No doubt we are in the information age and some are saying we are entering the knowledge age. Land records are at the core of our free society. We have every opportunity in front of us to harness the digital revolution and perpetuate this foundation of liberty.
Our society is saturated with frivolous angst from the intravenous delivery of inconsequential news feeds “twenty four seven”. The mindless and brain numb of the next college-educated generation may be incapable of disseminating the importance of evidence not spoon fed through social media. These same folks may also be the underachievers that show up at their government jobs for eight hours a day and adopt records policies approved by old Zuckerberg and crew over at faceplant.

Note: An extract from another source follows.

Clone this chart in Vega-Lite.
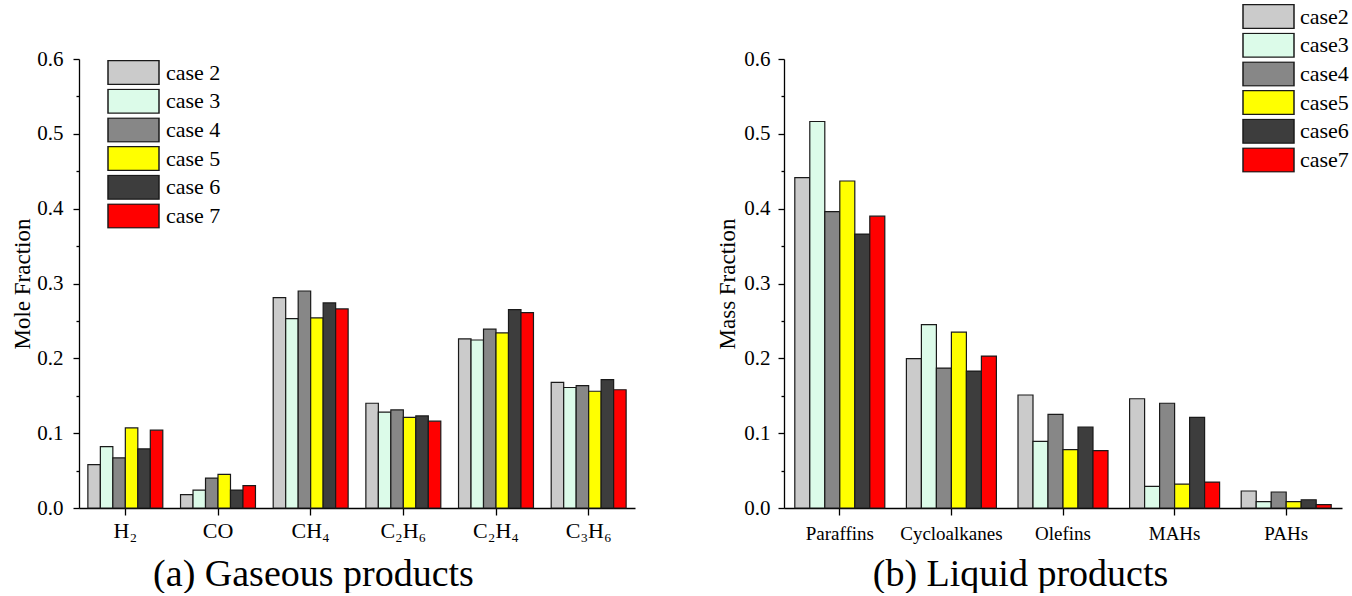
{
  "$schema": "https://vega.github.io/schema/vega-lite/v6.json",
  "padding": {"left": 11, "top": 4, "right": 0, "bottom": 0},
  "spacing": 81,
  "config": {
    "view": {"stroke": null},
    "font": "Liberation Serif",
    "axis": {
      "grid": false,
      "domainColor": "#000000",
      "domainWidth": 1.3,
      "tickColor": "#000000",
      "tickWidth": 1.3,
      "labelColor": "#000000",
      "titleColor": "#000000",
      "labelFont": "Liberation Serif",
      "titleFont": "Liberation Serif",
      "titleFontWeight": "normal"
    },
    "legend": {
      "labelColor": "#000000",
      "labelFont": "Liberation Serif"
    }
  },
  "resolve": {
    "scale": {"x": "independent", "y": "independent", "color": "independent", "xOffset": "independent"},
    "legend": {"color": "independent"},
    "axis": {"x": "independent", "y": "independent"}
  },
  "hconcat": [
    {
      "width": 556,
      "height": 449,
      "data": {
        "values": [
          {"gas": "H₂", "case": "case 2", "v": 0.058},
          {"gas": "H₂", "case": "case 3", "v": 0.082},
          {"gas": "H₂", "case": "case 4", "v": 0.067},
          {"gas": "H₂", "case": "case 5", "v": 0.107},
          {"gas": "H₂", "case": "case 6", "v": 0.079},
          {"gas": "H₂", "case": "case 7", "v": 0.104},
          {"gas": "CO", "case": "case 2", "v": 0.018},
          {"gas": "CO", "case": "case 3", "v": 0.024},
          {"gas": "CO", "case": "case 4", "v": 0.040},
          {"gas": "CO", "case": "case 5", "v": 0.045},
          {"gas": "CO", "case": "case 6", "v": 0.024},
          {"gas": "CO", "case": "case 7", "v": 0.030},
          {"gas": "CH₄", "case": "case 2", "v": 0.281},
          {"gas": "CH₄", "case": "case 3", "v": 0.253},
          {"gas": "CH₄", "case": "case 4", "v": 0.290},
          {"gas": "CH₄", "case": "case 5", "v": 0.254},
          {"gas": "CH₄", "case": "case 6", "v": 0.274},
          {"gas": "CH₄", "case": "case 7", "v": 0.266},
          {"gas": "C₂H₆", "case": "case 2", "v": 0.140},
          {"gas": "C₂H₆", "case": "case 3", "v": 0.128},
          {"gas": "C₂H₆", "case": "case 4", "v": 0.131},
          {"gas": "C₂H₆", "case": "case 5", "v": 0.121},
          {"gas": "C₂H₆", "case": "case 6", "v": 0.123},
          {"gas": "C₂H₆", "case": "case 7", "v": 0.116},
          {"gas": "C₂H₄", "case": "case 2", "v": 0.226},
          {"gas": "C₂H₄", "case": "case 3", "v": 0.2245},
          {"gas": "C₂H₄", "case": "case 4", "v": 0.239},
          {"gas": "C₂H₄", "case": "case 5", "v": 0.234},
          {"gas": "C₂H₄", "case": "case 6", "v": 0.265},
          {"gas": "C₂H₄", "case": "case 7", "v": 0.261},
          {"gas": "C₃H₆", "case": "case 2", "v": 0.168},
          {"gas": "C₃H₆", "case": "case 3", "v": 0.161},
          {"gas": "C₃H₆", "case": "case 4", "v": 0.1635},
          {"gas": "C₃H₆", "case": "case 5", "v": 0.156},
          {"gas": "C₃H₆", "case": "case 6", "v": 0.1715},
          {"gas": "C₃H₆", "case": "case 7", "v": 0.158}
        ]
      },
      "mark": {"type": "bar", "stroke": "#1a1a1a", "strokeWidth": 1.2},
      "encoding": {
        "x": {
          "field": "gas", "type": "nominal", "sort": null,
          "scale": {"paddingInner": 0, "paddingOuter": 0},
          "axis": {
            "labelAngle": 0, "labelFont": "Liberation Serif", "labelFontSize": 22, "labelPadding": 5, "tickSize": 7,
            "title": "(a) Gaseous products", "titleFont": "Liberation Serif", "titleFontSize": 38,
            "titleX": 234, "titleY": 77, "titleAlign": "center", "titleBaseline": "alphabetic"
          }
        },
        "xOffset": {
          "field": "case", "type": "nominal", "sort": null,
          "scale": {"paddingInner": 0, "paddingOuter": 0.71}
        },
        "y": {
          "field": "v", "type": "quantitative",
          "scale": {"domain": [0, 0.6], "nice": false},
          "axis": {
            "title": "Mole Fraction", "titleFont": "Liberation Serif", "titleFontSize": 23, "titlePadding": 2,
            "labelFont": "Liberation Serif", "labelFontSize": 21, "labelPadding": 10,
            "values": [0, 0.05, 0.1, 0.15, 0.2, 0.25, 0.3, 0.35, 0.4, 0.45, 0.5, 0.55, 0.6],
            "labelExpr": "round(datum.value * 20) % 2 == 1 ? '' : format(datum.value, '.1f')",
            "tickSize": {"condition": {"test": "round(datum.value * 20) % 2 == 1", "value": 3}, "value": 6}
          }
        },
        "color": {
          "field": "case", "type": "nominal", "sort": null,
          "scale": {
            "domain": ["case 2", "case 3", "case 4", "case 5", "case 6", "case 7"],
            "range": ["#cbcbcb", "#dcfbe9", "#878787", "#ffff00", "#3d3d3d", "#ff0000"]
          },
          "legend": {
            "orient": "none", "direction": "vertical", "legendX": 28, "legendY": 1,
            "title": null, "padding": 0,
            "symbolType": "M-1,-0.47H1V0.47H-1Z", "symbolSize": 2601,
            "symbolStrokeColor": "#1a1a1a", "symbolStrokeWidth": 1.5, "symbolOpacity": 1,
            "clipHeight": 25, "rowPadding": 3.7,
            "labelFont": "Liberation Serif", "labelFontSize": 22, "labelOffset": 6
          }
        }
      }
    },
    {
      "width": 558,
      "height": 449,
      "data": {
        "values": [
          {"group": "Paraffins", "case": "case2", "v": 0.4415},
          {"group": "Paraffins", "case": "case3", "v": 0.5165},
          {"group": "Paraffins", "case": "case4", "v": 0.396},
          {"group": "Paraffins", "case": "case5", "v": 0.437},
          {"group": "Paraffins", "case": "case6", "v": 0.366},
          {"group": "Paraffins", "case": "case7", "v": 0.390},
          {"group": "Cycloalkanes", "case": "case2", "v": 0.1995},
          {"group": "Cycloalkanes", "case": "case3", "v": 0.245},
          {"group": "Cycloalkanes", "case": "case4", "v": 0.187},
          {"group": "Cycloalkanes", "case": "case5", "v": 0.235},
          {"group": "Cycloalkanes", "case": "case6", "v": 0.183},
          {"group": "Cycloalkanes", "case": "case7", "v": 0.203},
          {"group": "Olefins", "case": "case2", "v": 0.151},
          {"group": "Olefins", "case": "case3", "v": 0.089},
          {"group": "Olefins", "case": "case4", "v": 0.125},
          {"group": "Olefins", "case": "case5", "v": 0.078},
          {"group": "Olefins", "case": "case6", "v": 0.108},
          {"group": "Olefins", "case": "case7", "v": 0.0766},
          {"group": "MAHs", "case": "case2", "v": 0.146},
          {"group": "MAHs", "case": "case3", "v": 0.029},
          {"group": "MAHs", "case": "case4", "v": 0.140},
          {"group": "MAHs", "case": "case5", "v": 0.032},
          {"group": "MAHs", "case": "case6", "v": 0.121},
          {"group": "MAHs", "case": "case7", "v": 0.0347},
          {"group": "PAHs", "case": "case2", "v": 0.0227},
          {"group": "PAHs", "case": "case3", "v": 0.0085},
          {"group": "PAHs", "case": "case4", "v": 0.0214},
          {"group": "PAHs", "case": "case5", "v": 0.0085},
          {"group": "PAHs", "case": "case6", "v": 0.011},
          {"group": "PAHs", "case": "case7", "v": 0.0045}
        ]
      },
      "mark": {"type": "bar", "stroke": "#1a1a1a", "strokeWidth": 1.2},
      "encoding": {
        "x": {
          "field": "group", "type": "nominal", "sort": null,
          "scale": {"paddingInner": 0, "paddingOuter": 0},
          "axis": {
            "labelAngle": 0, "labelFont": "Liberation Serif", "labelFontSize": 19, "labelPadding": 9, "tickSize": 7,
            "title": "(b) Liquid products", "titleFont": "Liberation Serif", "titleFontSize": 38,
            "titleX": 236, "titleY": 77, "titleAlign": "center", "titleBaseline": "alphabetic"
          }
        },
        "xOffset": {
          "field": "case", "type": "nominal", "sort": null,
          "scale": {"paddingInner": 0, "paddingOuter": 0.72}
        },
        "y": {
          "field": "v", "type": "quantitative",
          "scale": {"domain": [0, 0.6], "nice": false},
          "axis": {
            "title": "Mass Fraction", "titleFont": "Liberation Serif", "titleFontSize": 23, "titlePadding": 4,
            "labelFont": "Liberation Serif", "labelFontSize": 21, "labelPadding": 8,
            "values": [0, 0.05, 0.1, 0.15, 0.2, 0.25, 0.3, 0.35, 0.4, 0.45, 0.5, 0.55, 0.6],
            "labelExpr": "round(datum.value * 20) % 2 == 1 ? '' : format(datum.value, '.1f')",
            "tickSize": {"condition": {"test": "round(datum.value * 20) % 2 == 1", "value": 3}, "value": 6}
          }
        },
        "color": {
          "field": "case", "type": "nominal", "sort": null,
          "scale": {
            "domain": ["case2", "case3", "case4", "case5", "case6", "case7"],
            "range": ["#cbcbcb", "#dcfbe9", "#878787", "#ffff00", "#3d3d3d", "#ff0000"]
          },
          "legend": {
            "orient": "none", "direction": "vertical", "legendX": 458, "legendY": -55,
            "title": null, "padding": 0,
            "symbolType": "M-1,-0.47H1V0.47H-1Z", "symbolSize": 2601,
            "symbolStrokeColor": "#1a1a1a", "symbolStrokeWidth": 1.5, "symbolOpacity": 1,
            "clipHeight": 25, "rowPadding": 3.7,
            "labelFont": "Liberation Serif", "labelFontSize": 22, "labelOffset": 5
          }
        }
      }
    }
  ]
}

Surveyors are a small but leading voice that can speak to the value and necessity of land records. We need to be extremely vocal with our elected officials when we smell bad policy from the kids down at Tammany Hall. The old adage “You don’t know what you don’t know” is welling up in the digital realm and I’ve been left with a bad taste in my mouth at both the municipal and state levels. The phenomenon I’m seeing is sort of a “disposable information” attitude. Database managers and GIS folks are having trouble digesting relevant historical information that has been superseded.

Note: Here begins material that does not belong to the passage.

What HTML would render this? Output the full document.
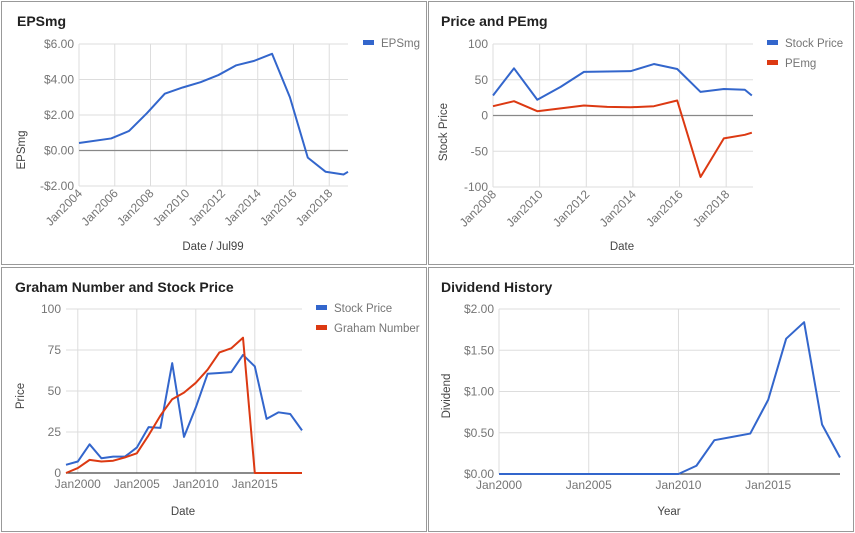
<!DOCTYPE html>
<html><head><meta charset="utf-8"><style>
body{margin:0;background:#fff;}
svg{display:block;font-family:"Liberation Sans",Arial,sans-serif;}
.tick{font-size:12px;fill:#757575;}
.ttl{font-size:14px;font-weight:bold;fill:#222;}
.atl{font-size:11.5px;fill:#444;}
.leg{font-size:11.5px;fill:#757575;}
</style></head><body>
<svg id="c" width="855" height="533"></svg>
<script>
// EPSmg chart
const epsYears=[2004.0,2005.8,2006.8,2007.8,2008.8,2009.8,2010.8,2011.8,2012.8,2013.8,2014.8,2015.8,2016.8,2017.8,2018.8,2019.05];
const epsValues=[0.42,0.68,1.1,2.1,3.2,3.55,3.85,4.25,4.8,5.05,5.45,3.0,-0.4,-1.2,-1.35,-1.2];
const epsTicksY=[-2,0,2,4,6];
const epsTickLabelsY=["-$2.00","$0.00","$2.00","$4.00","$6.00"];
const epsTicksX=[2004,2006,2008,2010,2012,2014,2016,2018];
// Price & PE chart
const ppYears=[2008.0,2008.9,2009.9,2010.9,2011.9,2013.9,2014.9,2015.9,2016.9,2017.9,2018.8,2019.1];
const ppPrice=[28,66,22,40,61,62,72,65,33,37,36,28];
const pePeYears=[2008.0,2008.9,2009.9,2010.9,2011.9,2012.9,2013.9,2014.9,2015.9,2016.9,2017.9,2018.8,2019.1];
const pePe=[13,20,6,10,14,12,11.5,13,21,-86,-32,-27,-24];
const ppTicksY=[-100,-50,0,50,100];
const ppTicksX=[2008,2010,2012,2014,2016,2018];
// Graham chart
const grYears=[1999,2000,2001,2002,2003,2004,2005,2006,2007,2008,2009,2010,2011,2012,2013,2014,2015,2016,2017,2018,2019];
const grPrice=[5,7,17.5,9,10,10,15.5,28,27.5,67,22,40,60.5,61,61.5,72,65,33,37,36,26];
const grGraham=[0,3,8,7,7.5,9.5,12,23,35,45,49,55,63,73.5,76,82.5,0,0,0,0,0];
const grTicksY=[0,25,50,75,100];
const grTicksX=[2000,2005,2010,2015];
// Dividend chart
const dvYears=[2000,2001,2002,2003,2004,2005,2006,2007,2008,2009,2010,2011,2012,2013,2014,2015,2016,2017,2018,2019];
const dvValues=[0,0,0,0,0,0,0,0,0,0,0,0.1,0.41,0.45,0.49,0.9,1.64,1.84,0.6,0.2];
const dvTicksY=[0,0.5,1,1.5,2];
const dvTickLabelsY=["$0.00","$0.50","$1.00","$1.50","$2.00"];
const dvTicksX=[2000,2005,2010,2015];

const NS="http://www.w3.org/2000/svg";
const svg=document.getElementById('c');
function mk(tag,at,parent,txt){const e=document.createElementNS(NS,tag);for(const k in at)e.setAttribute(k,at[k]);if(txt!==undefined)e.textContent=txt;(parent||svg).appendChild(e);return e;}
function axis(x0,x1,d0,d1){return v=>x0+(v-d0)/(d1-d0)*(x1-x0);}

function panel(o){
  const g=mk('g',{});
  
  
  const t=mk('text',{x:o.ox+15,y:o.oy+26,class:'ttl'},g,o.title);
  
  
  const sx=axis(o.px0,o.px1,o.d0,o.d1), sy=axis(o.py0,o.py1,o.v0,o.v1);
  o.ticksY.forEach((v,i)=>{
    const l=mk('line',{x1:o.px0,x2:o.px1,y1:sy(v),y2:sy(v),stroke:'#ddd','stroke-width':1},g);
    
    
    const lb=mk('text',{x:o.px0-5,y:sy(v)+4,'text-anchor':'end',class:'tick'},g,o.labY?o.labY[i]:String(v));
    
    
  });
  o.ticksX.forEach(v=>{
    const x=sx(v);
    const l=mk('line',{x1:x,x2:x,y1:o.py1,y2:o.py0,stroke:'#ddd'},g);
    
    
    let lb;
    if(o.rot){lb=mk('text',{x:x+4,y:o.py0+8,'text-anchor':'end',class:'tick',transform:`rotate(-45 ${x+4} ${o.py0+8})`},g,'Jan'+v);}
    else{lb=mk('text',{x:x,y:o.py0+15,'text-anchor':'middle',class:'tick'},g,'Jan'+v);}
    
    
  });
  const b=mk('line',{x1:o.px0,x2:o.px1,y1:sy(0),y2:sy(0),stroke:o.baseColor,'stroke-width':1.3},g);
  
  
  o.series.forEach((s,si)=>{
    const p=mk('polyline',{points:s.xs.map((x,i)=>sx(x)+','+sy(s.ys[i])).join(' '),fill:'none',stroke:s.color,'stroke-width':2,'stroke-linejoin':'round'},g);
    
    
    if(o.legX){
      const r=mk('rect',{x:o.legX,y:o.legY+si*20-3,width:11,height:5,fill:s.color},g);
      
      
      const lt=mk('text',{x:o.legX+18,y:o.legY+si*20+4,class:'leg'},g,s.label);
      
      
    }
  });
  const yt=mk('text',{x:o.ytx,y:o.yty,'text-anchor':'middle',class:'atl',transform:`rotate(-90 ${o.ytx} ${o.yty})`},g,o.yTitle);
  
  
  const xt=mk('text',{x:o.xtx,y:o.xty,'text-anchor':'middle',class:'atl'},g,o.xTitle);
  
  
}
const B='#3366cc',R='#dc3912';
[[1,1,426,264],[428,1,426,264],[1,267,426,265],[428,267,426,265]].forEach(b=>{
  const r=mk('rect',{x:b[0]+0.5,y:b[1]+0.5,width:b[2]-1,height:b[3]-1,fill:'none',stroke:'#999'});
  
  
});
panel({name:'epsmg-chart',title:'EPSmg',ox:2,oy:0,px0:79,px1:348,d0:2004,d1:2019.05,py0:186,py1:44,v0:-2,v1:6,
  ticksY:epsTicksY,labY:epsTickLabelsY,ticksX:epsTicksX,rot:true,baseColor:'#888',
  series:[{xs:epsYears,ys:epsValues,color:B,label:'EPSmg'}],legX:363,legY:43,
  ytx:25,yty:150,yTitle:'EPSmg',xtx:213,xty:250,xTitle:'Date / Jul99'});
panel({name:'price-pemg-chart',title:'Price and PEmg',ox:426,oy:0,px0:493,px1:753,d0:2008,d1:2019.15,py0:187,py1:44,v0:-100,v1:100,
  ticksY:ppTicksY,ticksX:ppTicksX,rot:true,baseColor:'#888',
  series:[{xs:ppYears,ys:ppPrice,color:B,label:'Stock Price'},{xs:pePeYears,ys:pePe,color:R,label:'PEmg'}],legX:767,legY:43,
  ytx:447,yty:132,yTitle:'Stock Price',xtx:622,xty:250,xTitle:'Date'});
panel({name:'graham-chart',title:'Graham Number and Stock Price',ox:0,oy:266,px0:66,px1:302,d0:1999,d1:2019,py0:473,py1:309,v0:0,v1:100,
  ticksY:grTicksY,ticksX:grTicksX,rot:false,baseColor:'#444',
  series:[{xs:grYears,ys:grPrice,color:B,label:'Stock Price'},{xs:grYears,ys:grGraham,color:R,label:'Graham Number'}],legX:316,legY:308,
  ytx:24,yty:396,yTitle:'Price',xtx:183,xty:515,xTitle:'Date'});
panel({name:'dividend-chart',title:'Dividend History',ox:426,oy:266,px0:499,px1:840,d0:2000,d1:2019,py0:474,py1:309,v0:0,v1:2,
  ticksY:dvTicksY,labY:dvTickLabelsY,ticksX:dvTicksX,rot:false,baseColor:'#444',
  series:[{xs:dvYears,ys:dvValues,color:B,label:'Dividend'}],
  ytx:450,yty:396,yTitle:'Dividend',xtx:669,xty:515,xTitle:'Year'});
</script>
</body></html>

Reversionary acts seem to be especially problematic. This is a place that information can easily be lost. When a roadway is vacated it is generally assimilated with the title of the underlying land. Extinguishing the public right does not extinguish the historic proceedings affecting the chain of title. Yeah, sure remove the road from google maps to keep people off of it but develop a placeholder for the legal actions that now appear invisible. Without a placeholder for a reversionary act, future researchers are left with nothing but a null search result.

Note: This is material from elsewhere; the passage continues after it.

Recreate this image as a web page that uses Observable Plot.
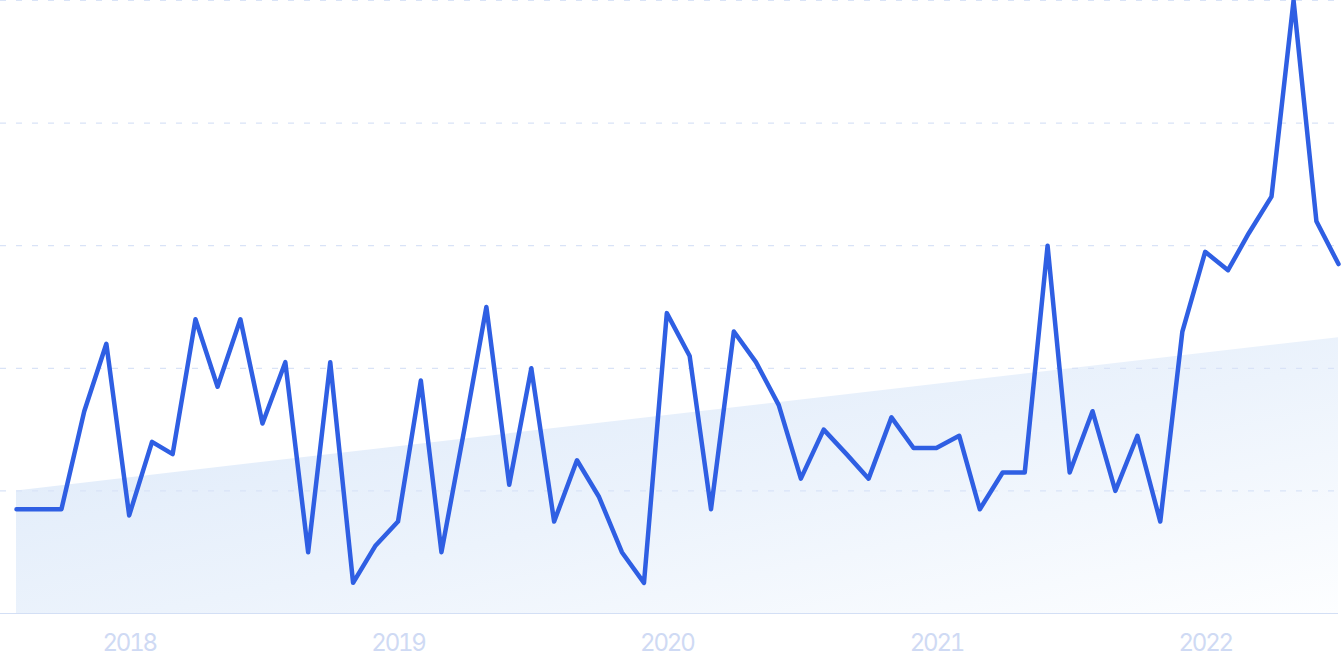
<!DOCTYPE html>
<html>
<head>
<meta charset="utf-8">
<script src="https://cdn.jsdelivr.net/npm/d3@7"></script>
<script src="https://cdn.jsdelivr.net/npm/@observablehq/plot@0.6"></script>
<style>
  html, body { margin: 0; padding: 0; background: #ffffff; }
  #chart { width: 1343px; height: 671px; overflow: hidden; }
  #chart svg g[aria-label="x-axis tick label"] text { letter-spacing: -2.2px; }
</style>
</head>
<body>
<div id="chart"></div>
<script>
// Monthly interest index, Aug 2017 – Jul 2022
const startMonth = "2017-08-01";
const endMonth = "2022-07-01";
const values = [
  17, 17, 17, 33, 44, 16, 28, 26, 48, 37, 48, 31,
  41, 10, 41, 5, 11, 15, 38, 10, 30, 50, 21, 40,
  15, 25, 19, 10, 5, 49, 42, 17, 46, 41, 34, 22,
  30, 26, 22, 32, 27, 27, 29, 17, 23, 23, 60, 23,
  33, 20, 29, 15, 46, 59, 56, 62, 68, 100, 64, 57
];
// Trend line (start and end of the shaded area)
const trendValues = [20, 45];
const gridValues = [20, 40, 60, 80, 100];
const tickYears = ["2018", "2019", "2020", "2021", "2022"];

const months = d3.utcMonth.range(new Date(startMonth), d3.utcMonth.offset(new Date(endMonth), 1));
const series = months.map((d, i) => ({date: d, value: values[i]}));
const trend = [
  {date: months[0], value: trendValues[0]},
  {date: months[months.length - 1], value: trendValues[1]}
];
const tickDates = tickYears.map(y => new Date(y + "-01-01"));

const defs = () => {
  const svgNS = "http://www.w3.org/2000/svg";
  const g = document.createElementNS(svgNS, "defs");
  g.innerHTML = `<linearGradient id="trendGrad" x1="0" y1="0" x2="1" y2="1">
      <stop offset="0" stop-color="#dbe8f9"/>
      <stop offset="0.55" stop-color="#ecf3fc"/>
      <stop offset="1" stop-color="#fdfeff"/>
    </linearGradient>`;
  return g;
};

const chart = Plot.plot({
  width: 1343,
  height: 671,
  marginLeft: 16,
  marginRight: 5,
  marginTop: 0,
  marginBottom: 58,
  style: {fontFamily: "Inter, sans-serif", background: "#ffffff", overflow: "hidden"},
  x: {type: "utc", domain: [months[0], months[months.length - 1]], label: null},
  y: {domain: [0, 100], axis: null},
  marks: [
    defs,
    Plot.areaY(trend, {x: "date", y: "value", fill: "url(#trendGrad)"}),
    Plot.ruleY(gridValues, {stroke: "#d9e3f7", strokeWidth: 1.2, strokeDasharray: "6,10", insetLeft: -16}),
    Plot.ruleY([0], {stroke: "#d3dff5", strokeWidth: 1.2, insetLeft: -16}),
    Plot.axisX({
      ticks: tickDates,
      tickFormat: d3.utcFormat("%Y"),
      tickSize: 0,
      tickPadding: 20,
      fontSize: 24,
      color: "#cfdaf4",
      label: null
    }),
    Plot.lineY(series, {x: "date", y: "value", stroke: "#2f5fe3", strokeWidth: 4.5, strokeLinejoin: "round", strokeLinecap: "round"})
  ]
});
document.getElementById("chart").appendChild(chart);
</script>
</body>
</html>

Believe it or not my state land database showed nothing for a current main county highway built by the state DOT with federal money over 50 years ago. The hiccup came when the right of way was assigned from the DOT to the county automatically under an operation of law. The DOT’s new alignment was accounted for under their realignment project. The state acknowledged the old road in a simple “paper” memo to the county at the time. The wires got crossed somewhere along the line when a database manager assumed that the re-alignment documents were the “current version” and decoupled the older right of way document from the database. Poof! It’s erased and the poor girl at the counter could no longer find the original documents. It took some ironing out between agencies but we resolved the issue without harm. And for the record, the state’s team was in no way the cynically fictitious beasts I described earlier, in fact just the opposite and very concerned with the synapse.
They never told me in school how devastating Sherman’s March through south really was to our citizens. As Decided Guidance in this issue examines a case in South Carolina we are reminded of the atrocities and undue destruction unleashed on Americans and our land cadastre. The repercussions of destroyed land records were felt many decades later and continue to this day. The heroic surveyors of Carolina were forced to cobble the fabric of society back together from seemingly thin air. Whether it’s fire, or war, or apathy, we must be vigilant toward the enemies of cadastral records. The surveyor is the knight of the American land cadastre.
Jason Foose is a Professional Surveyor licensed in multiple jurisdictions.